I already had an inkling of the ending but I would not have expected it to be that wretched and heartbreaking. My heart literally ached when I read the final scene. It was like being present at the saddest funeral of a very close family member. You want nothing to do with it but you need to attend it. The father wheezes and coughs through the night and when he already knows that he can’t go any further and that he will be leaving his son alone, it’s the saddest, most agonizing, mentally exhausting conversation I have ever read in my life. I thought I’d already dried up my tear ducts out but I could barely read the last dialogue between father and son, because the tears had blurred my vision and my snot was obscuring my breathing. I never realized one could become almost dehydrated from crying gallons of tears but I never stopped crying, even after finishing the book. I stayed awake until I heard our maid cooking an early breakfast. I looked at the clock and, damn it, it was already 5:30 a.m. Why did I even think of reading or even buying this book — am I masochist or what? This is all Nick Hornby’s fault, I swear.

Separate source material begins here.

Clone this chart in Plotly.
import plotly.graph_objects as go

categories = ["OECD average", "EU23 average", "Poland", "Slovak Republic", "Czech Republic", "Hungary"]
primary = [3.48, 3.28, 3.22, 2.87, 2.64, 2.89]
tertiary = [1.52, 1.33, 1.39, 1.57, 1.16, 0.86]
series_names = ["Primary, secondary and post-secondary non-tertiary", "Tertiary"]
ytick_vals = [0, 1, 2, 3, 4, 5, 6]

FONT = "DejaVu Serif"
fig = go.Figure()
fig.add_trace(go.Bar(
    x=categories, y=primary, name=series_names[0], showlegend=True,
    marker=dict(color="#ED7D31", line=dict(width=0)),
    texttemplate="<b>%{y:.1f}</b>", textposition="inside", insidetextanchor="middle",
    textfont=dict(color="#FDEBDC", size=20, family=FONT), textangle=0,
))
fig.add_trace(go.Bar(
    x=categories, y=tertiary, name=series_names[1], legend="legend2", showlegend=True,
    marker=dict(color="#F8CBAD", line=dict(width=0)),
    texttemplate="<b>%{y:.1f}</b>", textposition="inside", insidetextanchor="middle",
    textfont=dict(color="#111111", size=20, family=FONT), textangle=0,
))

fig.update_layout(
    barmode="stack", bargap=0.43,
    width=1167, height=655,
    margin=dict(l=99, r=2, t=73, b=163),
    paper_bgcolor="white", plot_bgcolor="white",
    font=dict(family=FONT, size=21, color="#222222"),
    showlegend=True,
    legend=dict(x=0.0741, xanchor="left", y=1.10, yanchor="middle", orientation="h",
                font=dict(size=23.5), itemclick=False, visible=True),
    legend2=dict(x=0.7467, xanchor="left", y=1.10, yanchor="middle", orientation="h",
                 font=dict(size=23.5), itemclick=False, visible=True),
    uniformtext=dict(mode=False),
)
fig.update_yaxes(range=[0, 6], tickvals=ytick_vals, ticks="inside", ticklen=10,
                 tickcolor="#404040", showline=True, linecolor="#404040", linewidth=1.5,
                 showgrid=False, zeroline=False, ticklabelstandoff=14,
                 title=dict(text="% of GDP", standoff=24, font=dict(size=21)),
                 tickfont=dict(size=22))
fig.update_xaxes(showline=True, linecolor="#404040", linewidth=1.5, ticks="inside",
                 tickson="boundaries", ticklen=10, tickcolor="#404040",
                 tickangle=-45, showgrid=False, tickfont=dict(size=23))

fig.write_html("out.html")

The burnt, headless infant and the human-eating livelihood project were only a few of the most devastating scenes in The Road. This book is clearly not recommended for depressive, suicidal types. I bet even Mary Poppins would kill herself after reading this book.

Even now, when I see the novel, I can’t help but recall the awful scenarios that Cormac McCarthy created and embedded in my mind. I always reread a favorite book, especially when I have nothing better to read but for this one, I think I’ll pass; once is enough. Just seeing the cover makes me depressed and I think I’ll just read it again when I need a reminder of how blessed and fortunate I am.